POST: When a development company of that size starts listening and understanding the effects of this project it signals a pretty big shift in thinking. Are the clients at Docklands prepared to do some ‘hardware’ modifications to things like shopfronts to make them more fine grain… do you see a feedback loop occurring?
MW: Well, they don’t own the spaces, and that’s where it gets complicated. From my point of view, it’s actually about the financing and land – there are all these other factors that make it tricky, and the building stock is like the 11th order issue. You work through about ten other things then you think, “AND the building’s a bit complicated to work with”… The space determines what can be made easy there, and therefore which projects from our pool of proposals we’ll put in there. Early Docklands Spaces projects have not included a lot of retailers because there’s just no foot traffic, but that was actually similarly the case in Newcastle – the first wave of projects were galleries and things like that.
POST: What are the biggest barriers at Docklands that you have to try and overcome in adapting the Renew Newcastle model?

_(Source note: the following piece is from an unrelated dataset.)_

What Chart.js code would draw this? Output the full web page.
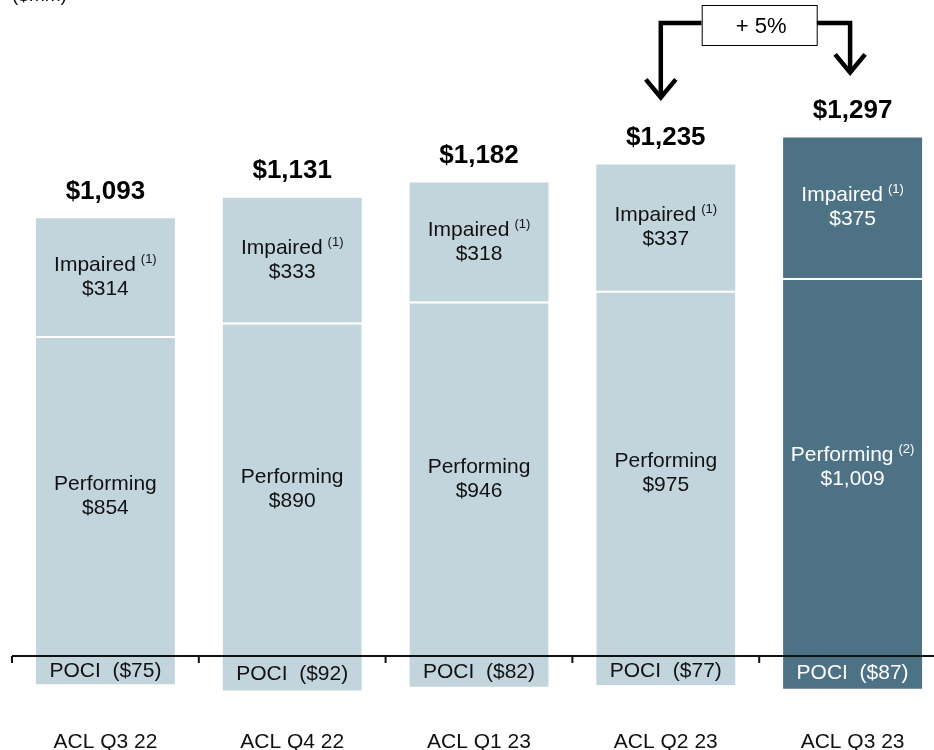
<!DOCTYPE html>
<html>
<head>
<meta charset="utf-8">
<script src="https://cdn.jsdelivr.net/npm/chart.js@4/dist/chart.umd.min.js"></script>
<style>
  html, body { margin: 0; padding: 0; background: #fff; overflow: hidden; }
  #wrap { width: 934px; height: 750px; position: relative; overflow: hidden; }
  #c { display: block; }
</style>
</head>
<body>
<div id="wrap"><canvas id="c" width="946" height="750"></canvas></div>
<script>
const categories = ['ACL Q3 22', 'ACL Q4 22', 'ACL Q1 23', 'ACL Q2 23', 'ACL Q3 23'];
const performing = [854, 890, 946, 975, 1009];
const impaired = [314, 333, 318, 337, 375];
const poci = [-75, -92, -82, -77, -87];
const performingNotes = ['', '', '', '', '(2)'];
const impairedNotes = ['(1)', '(1)', '(1)', '(1)', '(1)'];
const changeLabel = '+ 5%';
const unitLabel = '($mm)';

const LIGHT = '#c3d5dc';
const DARK = '#4e7285';
const FONT = '"Liberation Sans", Arial, sans-serif';
const colorsFor = () => categories.map((_, i) => i === categories.length - 1 ? DARK : LIGHT);
const textColorFor = i => i === categories.length - 1 ? '#ffffff' : '#111111';
const fmt = v => '$' + Math.abs(v).toLocaleString('en-US');

function drawNoted(ctx, main, note, cx, cy, color) {
  ctx.fillStyle = color;
  ctx.textBaseline = 'middle';
  ctx.textAlign = 'left';
  ctx.font = '21px ' + FONT;
  const wMain = ctx.measureText(main).width;
  let wNote = 0, gap = 0;
  if (note) {
    ctx.font = '13px ' + FONT;
    wNote = ctx.measureText(note).width;
    gap = 5;
  }
  const x0 = cx - (wMain + gap + wNote) / 2;
  ctx.font = '21px ' + FONT;
  ctx.fillText(main, x0, cy);
  if (note) {
    ctx.font = '13px ' + FONT;
    ctx.fillText(note, x0 + wMain + gap, cy - 6);
  }
}

const labelsPlugin = {
  id: 'labelsPlugin',
  afterDatasetsDraw(chart) {
    const ctx = chart.ctx;
    const xs = chart.scales.x, ys = chart.scales.y;
    const y0 = ys.getPixelForValue(0);
    ctx.save();
    // zero axis line with boundary ticks
    ctx.strokeStyle = '#111';
    ctx.lineWidth = 2;
    ctx.beginPath();
    ctx.moveTo(xs.left, y0);
    ctx.lineTo(chart.width, y0);
    for (let i = 0; i <= categories.length; i++) {
      const bx = xs.getPixelForValue(i - 0.5);
      ctx.moveTo(bx, y0);
      ctx.lineTo(bx, y0 + 7);
    }
    ctx.stroke();

    const mPerf = chart.getDatasetMeta(0).data;
    const mImp = chart.getDatasetMeta(1).data;
    const mPoci = chart.getDatasetMeta(2).data;
    categories.forEach((c, i) => {
      const col = textColorFor(i);
      const p = mPerf[i], im = mImp[i], pc = mPoci[i];
      const pc1 = (p.y + p.base) / 2;
      drawNoted(ctx, 'Performing', performingNotes[i], p.x, pc1 - 12, col);
      drawNoted(ctx, fmt(performing[i]), '', p.x, pc1 + 12, col);
      const ic = (im.y + im.base) / 2;
      drawNoted(ctx, 'Impaired', impairedNotes[i], im.x, ic - 12, col);
      drawNoted(ctx, fmt(impaired[i]), '', im.x, ic + 12, col);
      const qc = (pc.y + pc.base) / 2;
      ctx.font = '21px ' + FONT;
      ctx.textAlign = 'center';
      ctx.textBaseline = 'middle';
      ctx.fillStyle = col;
      ctx.fillText('POCI  (' + fmt(poci[i]) + ')', pc.x, qc + 1);
      // total
      const total = performing[i] + impaired[i] + poci[i];
      ctx.font = 'bold 26px ' + FONT;
      ctx.fillStyle = '#000';
      ctx.fillText(fmt(total), im.x, im.y - 27);
    });

    // change annotation
    const n = categories.length;
    const topA = mImp[n - 2].y, topB = mImp[n - 1].y;
    const lx = mImp[n - 2].x - 5, rx = mImp[n - 1].x - 2.5;
    const bc = xs.getPixelForValue(n - 1.5);
    const bw = 115, bh = 40, bt = 5;
    const ly = bt + 18;
    ctx.strokeStyle = '#000';
    ctx.lineWidth = 4.5;
    ctx.lineJoin = 'miter';
    ctx.beginPath();
    ctx.moveTo(bc - bw / 2, ly);
    ctx.lineTo(lx, ly);
    ctx.lineTo(lx, topA - 67);
    ctx.moveTo(bc + bw / 2, ly);
    ctx.lineTo(rx, ly);
    ctx.lineTo(rx, topB - 65);
    ctx.stroke();
    ctx.beginPath();
    ctx.moveTo(lx - 15, topA - 85);
    ctx.lineTo(lx, topA - 67);
    ctx.lineTo(lx + 15, topA - 85);
    ctx.moveTo(rx - 15, topB - 83);
    ctx.lineTo(rx, topB - 65);
    ctx.lineTo(rx + 15, topB - 83);
    ctx.stroke();
    ctx.fillStyle = '#fff';
    ctx.fillRect(bc - bw / 2, bt, bw, bh);
    ctx.lineWidth = 1;
    ctx.strokeRect(bc - bw / 2 + 0.5, bt + 0.5, bw, bh);
    ctx.fillStyle = '#000';
    ctx.font = '22px ' + FONT;
    ctx.textAlign = 'center';
    ctx.textBaseline = 'middle';
    ctx.fillText(changeLabel, bc + 2, bt + bh / 2 + 2);

    // unit label (clipped at top)
    ctx.font = '19px ' + FONT;
    ctx.textAlign = 'left';
    ctx.textBaseline = 'alphabetic';
    ctx.fillStyle = '#111';
    ctx.fillText(unitLabel, 12, 0.5);
    ctx.restore();
  }
};

new Chart(document.getElementById('c'), {
  type: 'bar',
  data: {
    labels: categories,
    datasets: [
      { label: 'Performing', data: performing, backgroundColor: colorsFor(),
        borderColor: '#ffffff', borderWidth: { top: 2, left: 0, right: 0, bottom: 0 }, borderSkipped: false },
      { label: 'Impaired', data: impaired, backgroundColor: colorsFor(), borderWidth: 0 },
      { label: 'POCI', data: poci, backgroundColor: colorsFor(), borderWidth: 0 }
    ]
  },
  options: {
    responsive: false,
    animation: false,
    devicePixelRatio: 1,
    categoryPercentage: 0.744,
    barPercentage: 1,
    layout: { padding: { left: 12, right: 0, top: 19, bottom: 0 } },
    plugins: { legend: { display: false }, tooltip: { enabled: false } },
    scales: {
      x: {
        stacked: true,
        grid: { display: false },
        border: { display: false },
        ticks: { color: '#111', font: { family: FONT, size: 21 }, padding: 6, maxRotation: 0 },
        afterFit: s => { s.height = 34; }
      },
      y: {
        stacked: true,
        display: false,
        min: -160,
        max: 1700
      }
    }
  },
  plugins: [labelsPlugin]
});
</script>
</body>
</html>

MW: The simple biggest restriction we’ve had in Docklands has just been lifted, because we originally had several partners involved who were primarily concerned with one precinct. We weren’t allowed to work outside of New Quay, so there’s actually only about 20 properties we could use, and we’ve managed to get about eight of those. We’re finding that we’re getting a lot of interest from other parts of Docklands, and now we can ensure that we try to spread the program along natural routes where people would be circulating. The other really big factor with Docklands is that it’s a seasonal place, so Docklands in summer is completely different to Docklands in winter. I think summer will be a good test of how it’s starting to come together down there.